Because this action is not subject to notice-and-comment
requirements under the Administrative Procedure Act or any other
statute, it is not subject to the provisions of the Regulatory
Flexibility Act (5 U.S.C. 601 et seq.)
This rule also does not have tribal implications because it will
not have a substantial direct effect on one or more Indian tribes, on
the relationship between the Federal Government and Indian tribes, or
on the distribution of power and responsibilities between the Federal
Government and Indian tribes, as specified by Executive Order 13175 (65
FR 67249, November 9, 2000). This action also does not have Federalism
implications because it does not have substantial direct effects on the
states, on the relationship between the national government and the
states, or on the distribution of power and responsibilities among the
various levels of government, as specified in Executive Order 13132 (64
FR 43255, August 10, 1999). This action merely corrects an error, does
not impose any new requirements on sources or allow a state to avoid
adopting or implementing other requirements, and does not alter the
relationship or the distribution of power and responsibilities
established in the Clean Air Act (CAA). This rule also is not subject
to Executive Order 13045, ``Protection of Children from Environmental
Health Risks and Safety Risks'' (62 FR 19885, April 23, 1997), because
it is not economically significant and because the Agency does not have
reason to believe that the rule concerns an environmental health risk
or safety risk that may disproportionately affect children.
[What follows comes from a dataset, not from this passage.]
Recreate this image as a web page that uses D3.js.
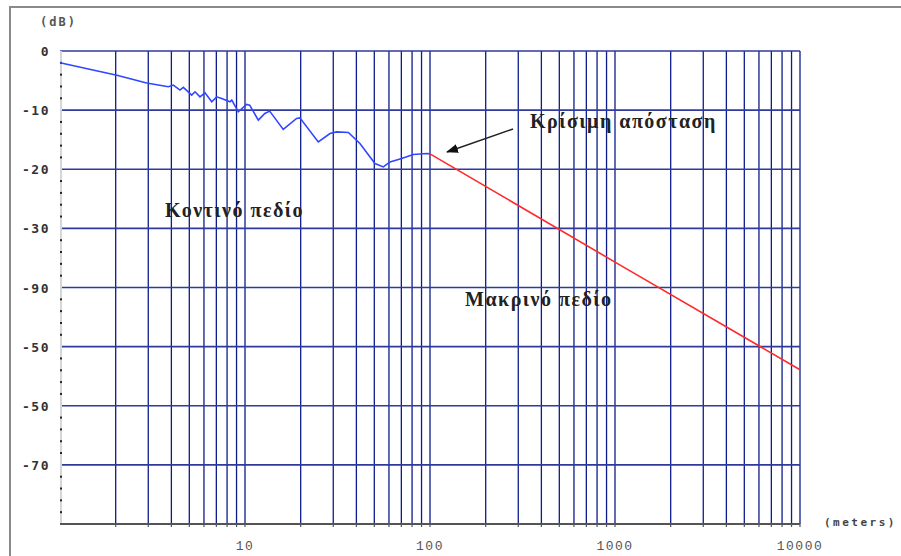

In reviewing SIP submissions, EPA's role is to approve state
choices, provided that they meet the criteria of the CAA. In this
context, in the absence of a prior existing requirement for the State
to use voluntary consensus standards (VCS), EPA has no authority to
disapprove a SIP submission for failure to use VCS. It would thus be
inconsistent with applicable law for EPA, when it reviews a SIP
submission, to use VCS in place of a SIP submission that otherwise
satisfies the provisions of the CAA. Thus, the requirements of section
12(d) of the National Technology Transfer and Advancement Act of 1995
(15 U.S.C. 272 note) do not apply. This rule does not impose an
information collection burden under the provisions of the Paperwork
Reduction Act of 1995 (44 U.S.C. 3501 et seq.).
Under 5 U.S.C. 801(a)(1)(A) as added by the Small Business
Regulatory Enforcement Fairness Act of 1996, EPA submitted a report
containing this rule and other required information to the U.S. Senate,
the U.S. House of Representatives and the Comptroller General of the
General Accounting Office prior to publication of this rule in today's
Federal Register. This rule is not a ``major rule'' as defined by 5
U.S.C. 804(2).
Under section 307(b)(1) of the CAA, petitions for judicial review
of this action must be filed in the United States Court of Appeals for
the appropriate circuit by October 29, 2007. Filing a
[[Page 49204]]
petition for reconsideration by the Administrator of this final rule
does not affect the finality of this rule for the purposes of judicial
review nor does it extend the time within which a petition for judicial
review may be filed, and shall not postpone the effectiveness of such
rule or action. This action may not be challenged later in proceedings
to enforce its requirements. (See section 307(b)(2) of the CAA.)
List of Subjects in 40 CFR Part 52
Environmental protection, Air pollution control, Incorporation by
reference, Intergovernmental relations, Ozone, Reporting and
recordkeeping requirements, Volatile organic compounds.
Dated: August 10, 2007.
Laura Yoshii,
Acting Regional Administrator, Region IX.
0
Part 52, chapter I, title 40 of the Code of Federal Regulations is
amended as follows:
PART 52--[AMENDED]
0
1. The authority citation for part 52 continues to read as follows:
Authority: 42 U.S.C. 7401-7671q.
Subpart F--California
0
2. Section 52.220 is amended by redesignating paragraph (c)(347) (as
added on August 1, 2007 at 73 FR 41894), as paragraph (c)(348) and by
revising newly designated paragraph (c)(348) introductory text to read
as follows:
Sec. 52.220 Identification of plan.
* * * * *
(c) * * *
(348) New and amended rules for the following APCDs were submitted
on December 29, 2006, by the Governor's designee.